Don't know if you took this into account but,
If the hydrometer reading from the stout was 85F it wold be 1.057 in actuality
if the hydrometer reading from the ipa was 86F it would be 1.049
And be sure to aerate/mix your final volume thoroughly and take your reading from that.
 
I would think your LME would be a known quantity in the OG calc, so the discrepancy probably comes from your grain steeping process. What did you steep them in? How did you sparge them? The stout kit assumes an efficiency of 75% efficiency. I'm pretty sure I don't get that (ever).

I steep the specialty grains at 158F for 20 mins, typically in a standard hop-sock, but I actually forgot one and the LHBS was closed on brewday so I had to sub for a pair of knee-high pantyhose ;)
 
Don't know if you took this into account but,
If the hydrometer reading from the stout was 85F it wold be 1.057 in actuality
if the hydrometer reading from the ipa was 86F it would be 1.049
And be sure to aerate/mix your final volume thoroughly and take your reading from that.

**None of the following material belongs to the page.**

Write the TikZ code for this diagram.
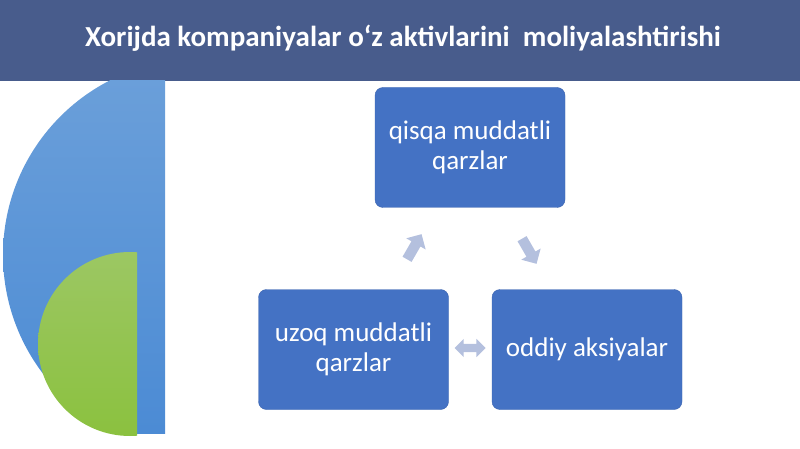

I used brewr to calculate the head differential, but that still came off at 1.057 when it should have been 1.070 according to my calculations after adding the extra pound of LME.
More or less just wondering if I am doing something wrong, or could be doing something better.
 
The point being, if you added 8 gallons of LME to your final volume of 5 gallons of wort, it was at least 1.059 or greater, whether you were able to measure it or not.

That does make me feel better, I was hoping I wasn't somehow shorting myself. I'm much more in it for the flavor and fun, but at some point I'll likely want to brew an imperial and would like it to hit the target.
 
As long as you continue to brew extract with top off water chances are that you will never hit the desired OG due to the inability of getting a thorough mix between the top off water and wort. It is a common problem and there is even a stickie about it by Revvy.

If you use a known quantity of extract and hit your volumes properly the OG will always be what the recipe states regardless of what you measure.